Print word for word the first line of the listing below and every line after it, through the line with "import * as". Leave out the pictures and the rest.

SOURCE DATA:
-----

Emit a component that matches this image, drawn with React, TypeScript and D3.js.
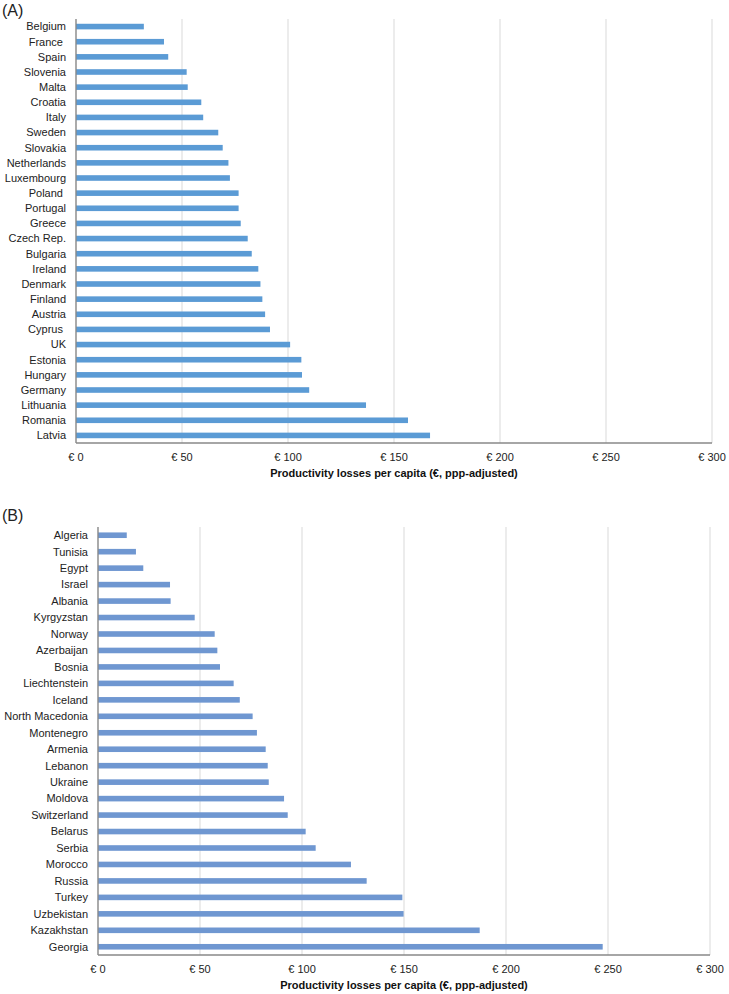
import React from "react";
import * as d3 from "d3";

const euCountries = ["Belgium","France ","Spain","Slovenia","Malta","Croatia","Italy","Sweden","Slovakia","Netherlands","Luxembourg","Poland ","Portugal","Greece","Czech Rep.","Bulgaria","Ireland","Denmark","Finland","Austria","Cyprus ","UK","Estonia","Hungary","Germany","Lithuania","Romania","Latvia"];
const euValues = [32,41.5,43.5,52.2,52.7,59.1,60,67.1,69.2,71.9,72.6,76.7,76.7,77.7,81,82.9,86,87,87.9,89.2,91.5,101,106.3,106.6,110,136.8,156.6,167];

const otherCountries = ["Algeria","Tunisia","Egypt","Israel","Albania","Kyrgyzstan","Norway","Azerbaijan","Bosnia","Liechtenstein","Iceland","North Macedonia","Montenegro","Armenia","Lebanon","Ukraine","Moldova","Switzerland","Belarus","Serbia","Morocco","Russia","Turkey","Uzbekistan","Kazakhstan","Georgia"];
const otherValues = [14.1,18.6,22.2,35.3,35.6,47.4,57.2,58.5,59.8,66.5,69.5,75.8,77.9,82.2,83.2,83.7,91.2,93,101.8,106.7,124,131.7,149.2,149.8,187.1,247.4];

const xTicks = [0,50,100,150,200,250,300];
const axisTitle = "Productivity losses per capita (€, ppp-adjusted)";

type PanelProps = {
  label: string; labelY: number;
  cats: string[]; vals: number[];
  left: number; right: number; top: number; bottom: number;
  color: string;
};

function Panel({label,labelY,cats,vals,left,right,top,bottom,color}: PanelProps) {
  const x = d3.scaleLinear().domain([0,300]).range([left,right]);
  const y = d3.scaleBand<string>().domain(cats).range([top,bottom]).paddingInner(0).paddingOuter(0);
  const bw = y.bandwidth();
  const barH = 5.6;
  const font = "'Liberation Sans', Arial, sans-serif";
  return (
    <g>
      <text x={2} y={labelY} fontSize={16} fontFamily={font} fill="#222">{label}</text>
      {xTicks.map(t => (
        <line key={"g"+t} x1={x(t)} x2={x(t)} y1={top} y2={bottom} stroke="#d9d9d9" strokeWidth={1} />
      ))}
      {cats.map((c,i) => (
        <rect key={c} x={x(0)} y={(y(c) as number) + bw/2 - barH/2} width={x(vals[i]) - x(0)} height={barH} fill={color} />
      ))}
      {cats.map(c => (
        <text key={"l"+c} x={left-10} y={(y(c) as number) + bw/2} dy="0.35em" textAnchor="end" fontSize={11} fontFamily={font} fill="#222" style={{whiteSpace:"pre"}}>{c}</text>
      ))}
      <line x1={left} x2={left} y1={top} y2={bottom} stroke="#888" strokeWidth={1.3} />
      <line x1={left} x2={right} y1={bottom} y2={bottom} stroke="#888" strokeWidth={1.3} />
      {xTicks.map(t => (
        <text key={"t"+t} x={x(t)} y={bottom+18} textAnchor="middle" fontSize={11} fontFamily={font} fill="#222">{"€ " + t}</text>
      ))}
      <text x={(left+right)/2} y={bottom+34} textAnchor="middle" fontSize={11} fontWeight="bold" fontFamily={font} fill="#111">{axisTitle}</text>
    </g>
  );
}

export default function App() {
  return (
    <svg width={729} height={994} style={{position:"absolute",left:0,top:0,background:"#fff"}}>
      <rect width={729} height={994} fill="#fff" />
      <Panel label="(A)" labelY={16} cats={euCountries} vals={euValues} left={76} right={712} top={19} bottom={443} color="#5b9bd5" />
      <Panel label="(B)" labelY={521} cats={otherCountries} vals={otherValues} left={98} right={710} top={527} bottom={955} color="#6f97d1" />
    </svg>
  );
}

-----

FINAL RESULT:
Emit a component that matches this image, drawn with React, TypeScript and D3.js.
import React from "react";
import * as d3 from "d3";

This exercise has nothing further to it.